Given material
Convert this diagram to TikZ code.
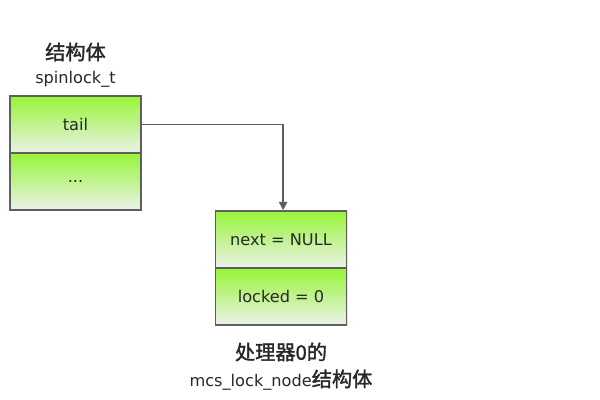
\documentclass[tikz,border=0pt]{standalone}
\usepackage{fontspec}
\setmainfont{DejaVu Sans}
\newfontfamily\cjk[FakeBold=1.6,Scale=1.25]{Noto Sans CJK SC}
\usetikzlibrary{arrows.meta,positioning,shadows}

\definecolor{fieldtop}{RGB}{150,245,55}
\definecolor{fieldbot}{RGB}{236,241,232}
\definecolor{edgegray}{RGB}{95,95,95}
\definecolor{textgray}{RGB}{40,40,40}

\begin{document}
\begin{tikzpicture}[>={Triangle[length=6pt,width=6pt]},
  field/.style={draw=edgegray,line width=1.1pt,top color=fieldtop,bottom color=fieldbot,
    minimum width=3.275cm,minimum height=1.425cm,inner sep=0pt,text=textgray,
    font=\fontsize{11.5}{13}\selectfont,drop shadow={opacity=0.2,shadow xshift=1pt,shadow yshift=-1pt}},
  caption/.style={text=textgray,font=\fontsize{11.5}{13}\selectfont,inner sep=1pt}]
\useasboundingbox (0,0) rectangle (15,10);
% spinlock_t
\node[field] (tail) at (1.8875,6.8875) {tail};
\node[field] (rest) at (1.8875,5.4625) {...};
\node[caption] (sl_name) at (1.8875,8.025) {spinlock\_t};
\node[caption] (sl_kind) at (1.8875,8.7) {\cjk 结构体};
% mcs_lock_node of cpu 0
\node[field] (next) at (7.025,4.0125) {next = NULL};
\node[field] (locked) at (7.025,2.5875) {locked = 0};
\node[caption] (mcs_kind) at (7.025,1.2) {\cjk 处理器0的};
\node[caption] (mcs_name) at (7.025,0.5) {mcs\_lock\_node{\cjk 结构体}};
\draw[->,edgegray,line width=1pt] (tail.east) -| ([xshift=1.5pt]next.north);
\end{tikzpicture}
\end{document}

Goal
All of the data needs repeating exactly, but the pictures do not.

Reply to the task
Convert this diagram to TikZ code.
\documentclass[tikz,border=0pt]{standalone}
\usepackage{fontspec}
\setmainfont{DejaVu Sans}
\newfontfamily\cjk[FakeBold=1.6,Scale=1.25]{Noto Sans CJK SC}
\usetikzlibrary{arrows.meta,positioning,shadows}

\definecolor{fieldtop}{RGB}{150,245,55}
\definecolor{fieldbot}{RGB}{236,241,232}
\definecolor{edgegray}{RGB}{95,95,95}
\definecolor{textgray}{RGB}{40,40,40}

\begin{document}
\begin{tikzpicture}[>={Triangle[length=6pt,width=6pt]},
  field/.style={draw=edgegray,line width=1.1pt,top color=fieldtop,bottom color=fieldbot,
    minimum width=3.275cm,minimum height=1.425cm,inner sep=0pt,text=textgray,
    font=\fontsize{11.5}{13}\selectfont,drop shadow={opacity=0.2,shadow xshift=1pt,shadow yshift=-1pt}},
  caption/.style={text=textgray,font=\fontsize{11.5}{13}\selectfont,inner sep=1pt}]
\useasboundingbox (0,0) rectangle (15,10);
% spinlock_t
\node[field] (tail) at (1.8875,6.8875) {tail};
\node[field] (rest) at (1.8875,5.4625) {...};
\node[caption] (sl_name) at (1.8875,8.025) {spinlock\_t};
\node[caption] (sl_kind) at (1.8875,8.7) {\cjk 结构体};
% mcs_lock_node of cpu 0
\node[field] (next) at (7.025,4.0125) {next = NULL};
\node[field] (locked) at (7.025,2.5875) {locked = 0};
\node[caption] (mcs_kind) at (7.025,1.2) {\cjk 处理器0的};
\node[caption] (mcs_name) at (7.025,0.5) {mcs\_lock\_node{\cjk 结构体}};
\draw[->,edgegray,line width=1pt] (tail.east) -| ([xshift=1.5pt]next.north);
\end{tikzpicture}
\end{document}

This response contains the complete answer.